Changes were made by both sides. Waitohi brought Dan Karena and Mark Hodren on in the engine room, while Central introduced Fo'ou Tiueti for winger Alan Dinan.
Down 3-15, but with plenty of time on the clock, Waitohi had to lift their game, and they did. Three consecutive penalties put them within range of the Central line where they were able to adopt the tactics that had worked so well for them this season. Ross Geldenhuys, Moody, Chris Goodyer, Kenneth Karena, Sanualio Sakalia and Les Ivamy spearheaded their attack, but Central were up to the challenge, frustrating their rivals at lineout time and near the line with low, committed tackling. Eventually the relieving penalty would come and the Blues were able to clear their lines, only for Waitohi to pour back onto attack.
Such a period of concerted pressure was bound to take its toll and the Tohis finally had their reward in the 24th minute, elusive centre Filipo Ligaliga crashing over after another series of pick-and-goes.

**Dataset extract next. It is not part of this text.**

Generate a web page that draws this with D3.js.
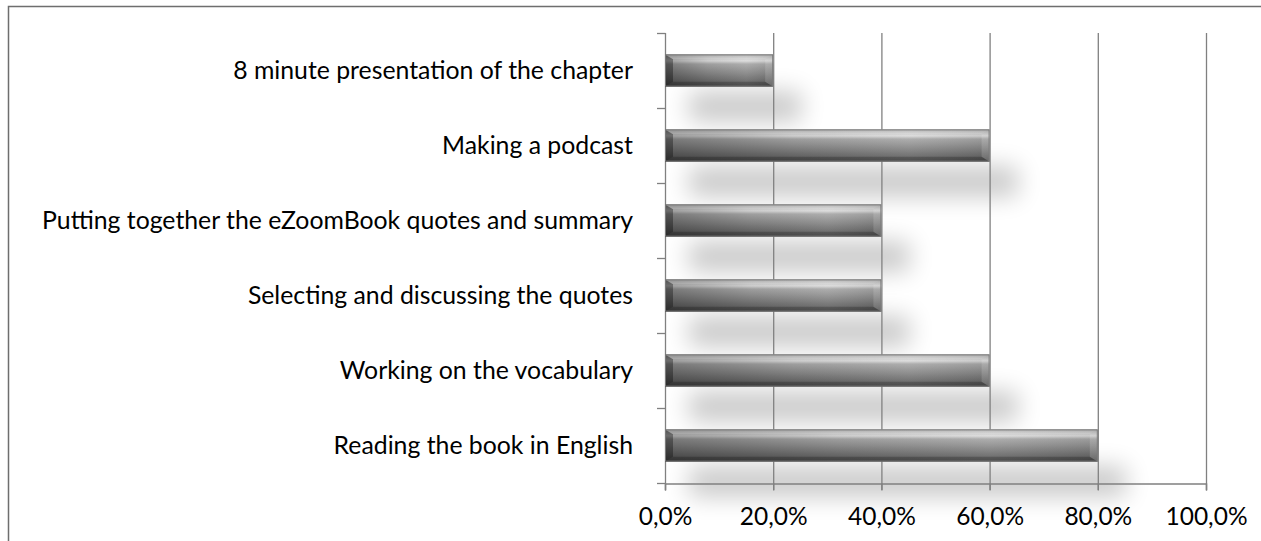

Goodyer's conversion bounced over off the post and at 15-10 it was anybody's game.
But if Waitohi had the momentum, it was quickly gone, referee Woodhouse penalising them for obstruction while receiving the ball from the kick off. From 25m Tamati slotted the goal and the Blues again had breathing space.
They had even more seven minutes later. A Waitohi lineout on their own 22 went astray and the ball ended up in the hands of Quentin MacDonald. The Blues surged forward and from the resulting ruck Waitohi were again penalised, Tamati doing the honours from 30m.
Down by 11 points with time running out, Waitohi opted for all out attack, often from deep in their half. Fullback Goodyer sparked a brilliant 40m counterattack, as did flanker Vernon Fredericks, but like so many of their side's best opportunities, they ended in a ruck turnover.
Manning skewed a drop goal attempt wide of the posts as the clock ticked down towards the game's inevitable conclusion and, when referee Woodhouse blew the final whistle, there was sheer delight in the Blues camp.
The Waitohi players' heads slumped, frustrated in the knowledge they had come up short. Their sights had been firmly set on the Tasman Trophy/Marlborough championship double and they went close. Perhaps the ongoing pressure of their successful Tasman Trophy campaign had caught up with them, but they certainly weren't at their best on Saturday.
Much of that, of course, is dictated by your opposition and no-one could deny Central their day in the sun. The Blues had been building momentum in the latter part of the season, the arrival of Quentin MacDonald, Fo'ou Tiueti and Manning adding to an already potent mix. Everyone played their part on Saturday. Prop Riley Luke was in doubt all week with injury but played the full 80 in a vital position, skipper Reyne Volavola had one of his better games in a blue jersey, fellow lock Dan Crockett was, as always, tireless and a wonderful lineout target. First five Gareth Smith made a nervous start but worked his way into the game well, making good decisions. Veteran Onolevu Temo provided the early punch in midfield, continued by Tiueti when he came on, while wingers Umu and Dinan thrived on limited opportunities.
Waitohi also had their heroes. Locks James Ivamy and Ken Karena were strong at the breakdown and carried the ball well, as did the loose forward trio of Fredericks, Les Ivamy and Manu Mataele. Co-captain Jimmy Giles and first-five Waters worked hard to gain valuable field position while the midfield combination of Sakalia and Ligaliga looked dangerous all day. At the back Jayden Goodyer had an impressive match, both on attack and defence.
Central will celebrate, and so they should. If a victory is worth savouring, it needs to be hard-earned, and this certainly was.
Both sides have been great ambassadors for Marlborough rugby this year. Given the recent history between these clubs, and their strength in depth, the possibility of them meeting in next year's final is high.
For many of the 1800-strong crowd at Lansdowne Park on Saturday, the 12 months won't roll around quickly enough.